◆ **WHAT IS NEEDED**
Reproduce the listing below without changes, except that pictures are left out.
+ + + +
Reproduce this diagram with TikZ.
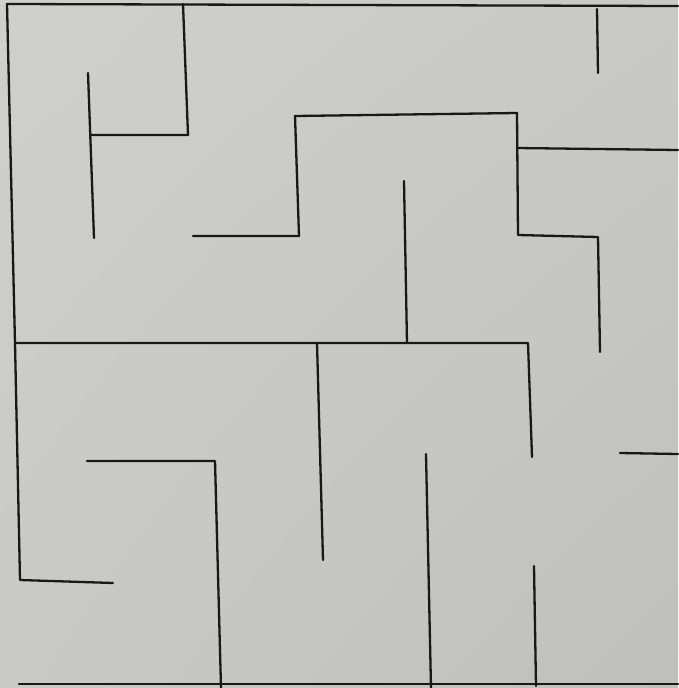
\documentclass[tikz,border=0pt]{standalone}
\usetikzlibrary{shadings}
\begin{document}
\begin{tikzpicture}[x=1pt,y=-1pt]
\definecolor{paper}{RGB}{201,201,199}
\definecolor{paperlight}{RGB}{207,207,205}
\definecolor{paperdark}{RGB}{191,191,189}
\definecolor{ink}{RGB}{28,22,22}
\tikzset{wall/.style={draw=ink,line width=2.3pt,line cap=round,line join=round}}
\useasboundingbox (0,0) rectangle (678,688);
\shade[upper left=paperlight,upper right=paper,lower left=paper,lower right=paperdark] (0,0) rectangle (678,688);
% outer border
\draw[wall] (678,6) -- (7,4) -- (15,343) -- (20,580) -- (113,583);
\draw[wall] (19,684) -- (678,684);
% top-left walls
\draw[wall] (183,4) -- (188,135) -- (90,135);
\draw[wall] (88,73) -- (94,238);
% central stepped wall
\draw[wall] (193,236) -- (299,236) -- (295,116) -- (517,113) -- (518,235) -- (598,237) -- (600,352);
\draw[wall] (517,148) -- (678,150);
\draw[wall] (597,9) -- (598,73);
\draw[wall] (404,181) -- (407,343);
% middle horizontal
\draw[wall] (15,343) -- (528,343) -- (532,457);
\draw[wall] (317,343) -- (323,560);
% lower walls
\draw[wall] (87,461) -- (215,461) -- (221,688);
\draw[wall] (426,454) -- (431,688);
\draw[wall] (534,566) -- (536,686);
\draw[wall] (620,453) -- (678,454);
\end{tikzpicture}
\end{document}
+ + + +
◆ **OUTPUT**
Reproduce this diagram with TikZ.
\documentclass[tikz,border=0pt]{standalone}
\usetikzlibrary{shadings}
\begin{document}
\begin{tikzpicture}[x=1pt,y=-1pt]
\definecolor{paper}{RGB}{201,201,199}
\definecolor{paperlight}{RGB}{207,207,205}
\definecolor{paperdark}{RGB}{191,191,189}
\definecolor{ink}{RGB}{28,22,22}
\tikzset{wall/.style={draw=ink,line width=2.3pt,line cap=round,line join=round}}
\useasboundingbox (0,0) rectangle (678,688);
\shade[upper left=paperlight,upper right=paper,lower left=paper,lower right=paperdark] (0,0) rectangle (678,688);
% outer border
\draw[wall] (678,6) -- (7,4) -- (15,343) -- (20,580) -- (113,583);
\draw[wall] (19,684) -- (678,684);
% top-left walls
\draw[wall] (183,4) -- (188,135) -- (90,135);
\draw[wall] (88,73) -- (94,238);
% central stepped wall
\draw[wall] (193,236) -- (299,236) -- (295,116) -- (517,113) -- (518,235) -- (598,237) -- (600,352);
\draw[wall] (517,148) -- (678,150);
\draw[wall] (597,9) -- (598,73);
\draw[wall] (404,181) -- (407,343);
% middle horizontal
\draw[wall] (15,343) -- (528,343) -- (532,457);
\draw[wall] (317,343) -- (323,560);
% lower walls
\draw[wall] (87,461) -- (215,461) -- (221,688);
\draw[wall] (426,454) -- (431,688);
\draw[wall] (534,566) -- (536,686);
\draw[wall] (620,453) -- (678,454);
\end{tikzpicture}
\end{document}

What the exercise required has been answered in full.